Data provided
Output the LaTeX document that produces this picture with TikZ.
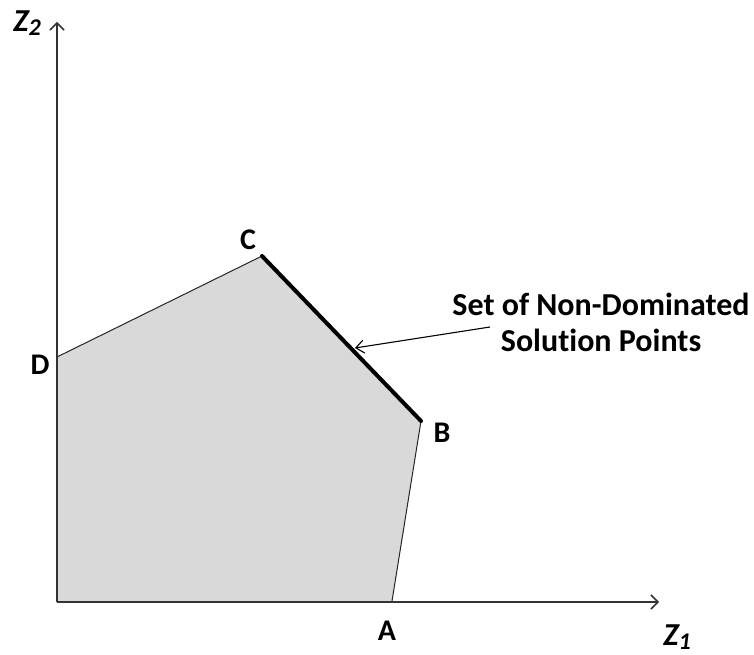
\documentclass[tikz,border=0pt]{standalone}
\usepackage{fontspec}
\setmainfont[Ligatures=CommonOff]{Carlito}
\usetikzlibrary{arrows.meta}
\begin{document}
\begin{tikzpicture}[x=1pt,y=-1pt,
  lbl/.style={font=\fontsize{30}{34}\selectfont\bfseries, inner sep=0pt},
  zlbl/.style={font=\fontsize{32}{34}\selectfont\bfseries\itshape, inner sep=0pt},
  axis/.style={line width=1.3pt, draw=black!80, -{Straight Barb[length=7pt,width=14pt,line width=1.5pt]}},
  edge/.style={line width=1pt, draw=black!85},
  front/.style={line width=4pt, draw=black, line cap=round}]
\useasboundingbox (0,0) rectangle (754,655);
\coordinate (O) at (57,602);
\coordinate (A) at (392,601);
\coordinate (B) at (421,421);
\coordinate (C) at (262,256);
\coordinate (D) at (57,357);
\coordinate (Ytop) at (57,22);
\coordinate (Xend) at (659,602);
\fill[gray!30] (O) -- (A) -- (B) -- (C) -- (D) -- cycle;
\draw[edge] (A) -- (B);
\draw[edge] (C) -- (D);
\draw[front] (C) -- (B);
\draw[axis] (O) -- (Ytop);
\draw[axis] (O) -- (Xend);
\node[lbl] (la) at (387,631) {A};
\node[lbl] (lb) at (442,433) {B};
\node[lbl] (lc) at (248,240) {C};
\node[lbl] (ld) at (40,365) {D};
\node[zlbl] (z2) at (27,23) {Z\raisebox{-0.3ex}{\fontsize{24}{26}\selectfont 2}};
\node[zlbl] (z1) at (677,637) {Z\raisebox{-0.3ex}{\fontsize{24}{26}\selectfont 1}};
\node[lbl, align=center, font=\fontsize{32}{36}\selectfont\bfseries] (txt) at (601,322) {Set of Non-Dominated\\Solution Points};
\coordinate (tip) at (355,348);
\draw[line width=1.1pt, -{Straight Barb[length=8pt,width=13pt,line width=1.1pt]}] (490,327) -- (tip);
\end{tikzpicture}
\end{document}
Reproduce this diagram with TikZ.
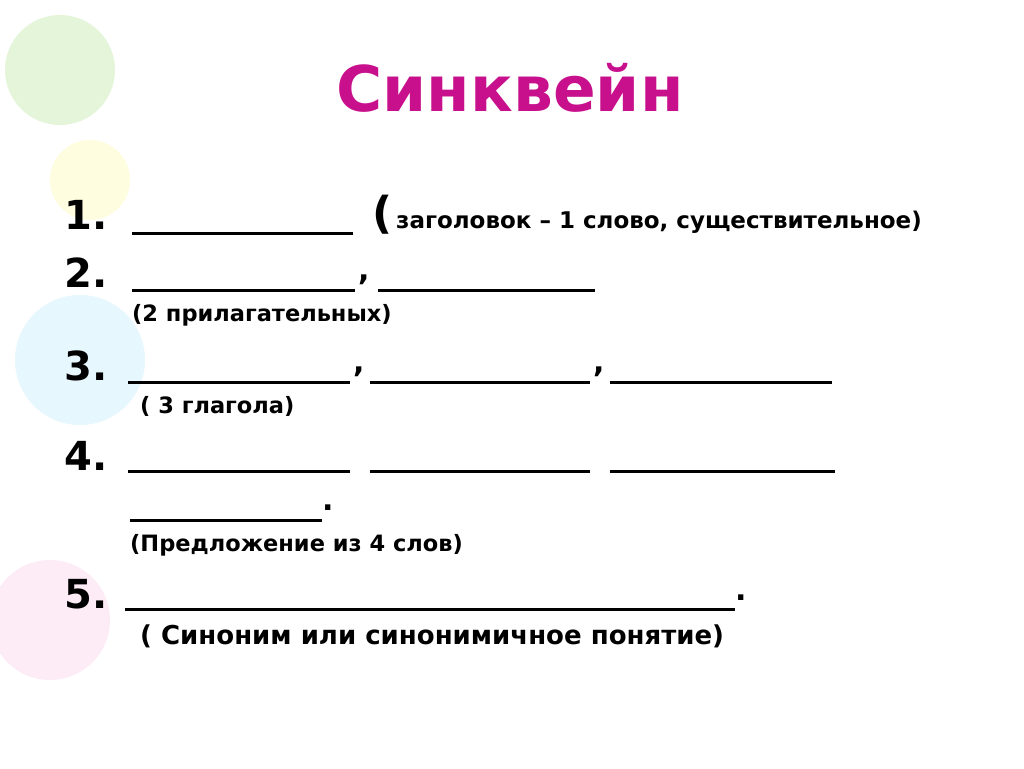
\documentclass[tikz,border=0pt]{standalone}
\usepackage{fontspec}
\setmainfont{DejaVu Sans}
\definecolor{mag}{HTML}{C8108C}
\begin{document}
\begin{tikzpicture}[x=1pt,y=-1pt,
  num/.style={anchor=west,font=\fontsize{40}{40}\selectfont\bfseries,inner sep=0},
  sub/.style={anchor=west,font=\fontsize{22.5}{22.5}\selectfont\bfseries,inner sep=0},
  blank/.style={line width=3pt}]
\useasboundingbox (0,0) rectangle (1024,768);
\fill[white] (0,0) rectangle (1024,768);
% faint balloons
\fill[yellow!30!green!15] (60,70) circle (55);
\fill[cyan!10] (80,360) circle (65);
\fill[magenta!8] (50,620) circle (60);
\fill[yellow!12] (90,180) circle (40);
% title
\node[font=\fontsize{63}{63}\selectfont\bfseries,text=mag] (title) at (510,88) {Синквейн};
% row 1
\node[num] (n1) at (64,215) {1.};
\draw[blank] (132,233) coordinate (a1) -- (353,233) coordinate (b1);
\node[anchor=west,inner sep=0,font=\fontsize{44}{44}\selectfont\bfseries] (p1) at (372,215) {(};
\node[sub,font=\fontsize{23}{23}\selectfont\bfseries] (t1) at (396,222) {заголовок – 1 слово, существительное)};
% row 2
\node[num] (n2) at (64,273) {2.};
\draw[blank] (132,290) coordinate (a2) -- (355,290) coordinate (b2);
\node[num,font=\fontsize{30}{30}\selectfont\bfseries] (c2) at (358,280) {,};
\draw[blank] (378,290) coordinate (a2b) -- (595,290) coordinate (b2b);
\node[sub] (t2) at (132,315) {(2 прилагательных)};
% row 3
\node[num] (n3) at (64,366) {3.};
\draw[blank] (128,382) coordinate (a3) -- (350,382) coordinate (b3);
\node[num,font=\fontsize{30}{30}\selectfont\bfseries] (c3) at (353,372) {,};
\draw[blank] (370,382) coordinate (a3b) -- (590,382) coordinate (b3b);
\node[num,font=\fontsize{30}{30}\selectfont\bfseries] (c3b) at (593,372) {,};
\draw[blank] (610,382) coordinate (a3c) -- (832,382) coordinate (b3c);
\node[sub] (t3) at (140,406) {( 3 глагола)};
% row 4
\node[num] (n4) at (64,456) {4.};
\draw[blank] (128,471) coordinate (a4) -- (350,471) coordinate (b4);
\draw[blank] (370,471) coordinate (a4b) -- (590,471) coordinate (b4b);
\draw[blank] (610,471) coordinate (a4c) -- (835,471) coordinate (b4c);
\draw[blank] (130,520) coordinate (a4d) -- (322,520) coordinate (b4d);
\node[num,font=\fontsize{30}{30}\selectfont\bfseries] (d4) at (322,508) {.};
\node[sub] (t4) at (130,545) {(Предложение из 4 слов)};
\node[num] (n5) at (64,594) {5.};
\draw[blank] (125,609) coordinate (a5) -- (735,609) coordinate (b5);
\node[num,font=\fontsize{30}{30}\selectfont\bfseries] (d5) at (735,598) {.};
\node[sub,font=\fontsize{26}{26}\selectfont\bfseries] (t5) at (140,636) {( Синоним или синонимичное понятие)};
\end{tikzpicture}
\end{document}
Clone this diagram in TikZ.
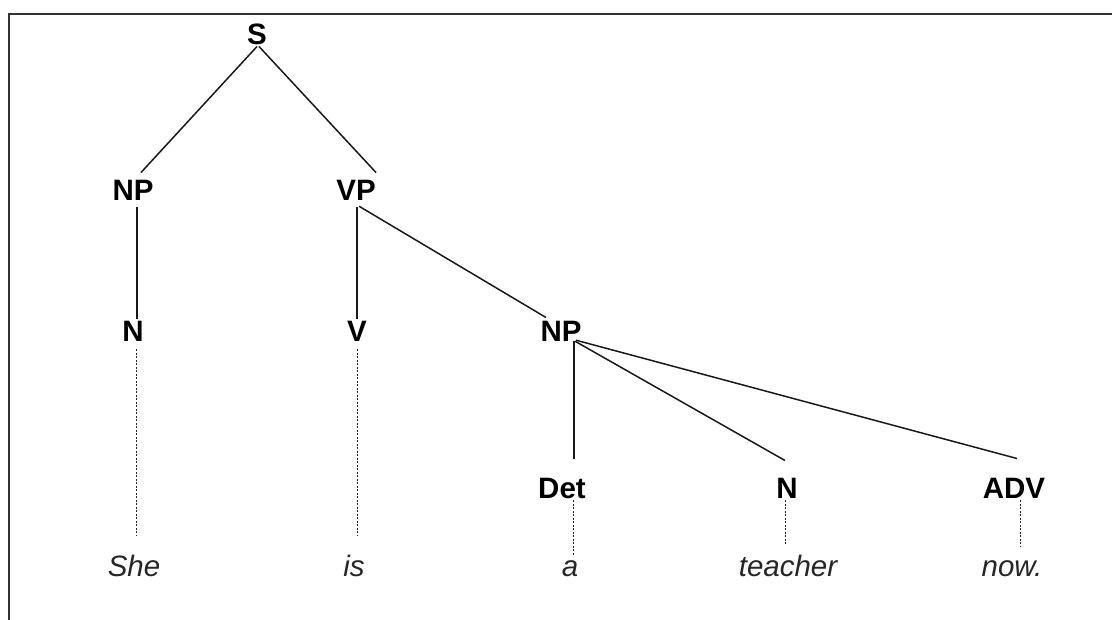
\documentclass[tikz,border=0pt]{standalone}
\usepackage{fontspec}
\setmainfont{Liberation Sans}
\usetikzlibrary{calc}
\tikzset{
  cat/.style={inner sep=0pt, anchor=base, font=\fontsize{29.5}{34}\selectfont\bfseries, text=black},
  word/.style={inner sep=0pt, anchor=base, font=\fontsize{29.5}{34}\selectfont\itshape, text=black!85},
  branch/.style={draw=black!90, line width=1.5pt},
  leaf/.style={draw=black!85, line width=1pt, dash pattern=on 2pt off 1.5pt},
  frame/.style={draw=black!80, line width=2.5pt}
}
\begin{document}
\begin{tikzpicture}[x=1pt,y=-1pt]
\useasboundingbox (0,0) rectangle (1112,619);
\draw[frame] (1113,14) -- (9,14) -- (9,620);
% categories
\node[cat] (s) at (257,44) {S};
\node[cat] (np1) at (133,200) {NP};
\node[cat] (vp) at (356,200) {VP};
\node[cat] (n1) at (133,341) {N};
\node[cat] (v) at (357,341) {V};
\node[cat] (np2) at (561,341) {NP};
\node[cat] (det) at (562,498) {Det};
\node[cat] (n2) at (787,498) {N};
\node[cat] (adv) at (1014,498) {ADV};
% words
\node[word] (she) at (134,576) {She};
\node[word] (is) at (354,576) {is};
\node[word] (a) at (570,576) {a};
\node[word] (teacher) at (788,576) {teacher};
\node[word] (now) at (1012,576) {now.};
% branches
\draw[branch] ($(s.south)+(0,2)$) -- ($(np1.north)+(8,-7)$);
\draw[branch] ($(s.south)+(2,2)$) -- ($(vp.north)+(20,-7)$);
\draw[branch] ($(np1.south)+(4,7)$) -- ($(n1.north)+(4,-2)$);
\draw[branch] ($(vp.south)+(1,7)$) -- ($(v.north)+(0,-2)$);
\draw[branch] ($(vp.south)+(3,6)$) -- ($(np2.north)+(-15,-3)$);
\draw[branch] ($(np2.south)+(13,0)$) -- ($(det.north)+(12,-19)$);
\draw[branch] ($(np2.south)+(14,0)$) -- ($(n2.north)+(-2,-17)$);
\draw[branch] ($(np2.south)+(15,-1)$) -- ($(adv.north)+(3,-19)$);
% leaves
\draw[leaf] ($(n1.south)+(3,8)$) -- ($(she.north)+(2,-18)$);
\draw[leaf] ($(v.south)+(0,8)$) -- ($(is.north)+(3,-18)$);
\draw[leaf] ($(det.south)+(11,2)$) -- ($(a.north)+(3,-4)$);
\draw[leaf] ($(n2.south)+(-2,2)$) -- ($(teacher.north)+(-3,-10)$);
\draw[leaf] ($(adv.south)+(6,2)$) -- ($(now.north)+(8,-13)$);
\end{tikzpicture}
\end{document}
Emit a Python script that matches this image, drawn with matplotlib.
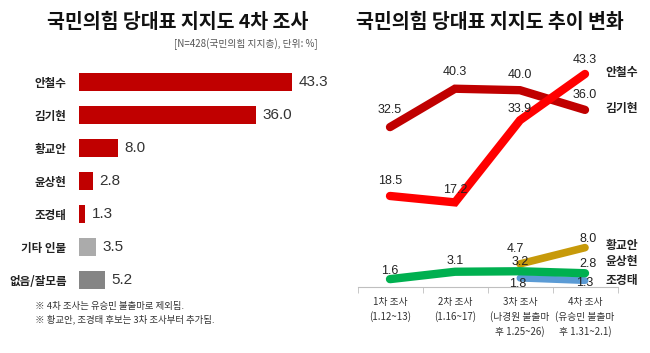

Work required
Return every line containing "that".

Reply to the task
Output the LaTeX document that produces this picture with TikZ.
Emit a Python script that matches this image, drawn with matplotlib.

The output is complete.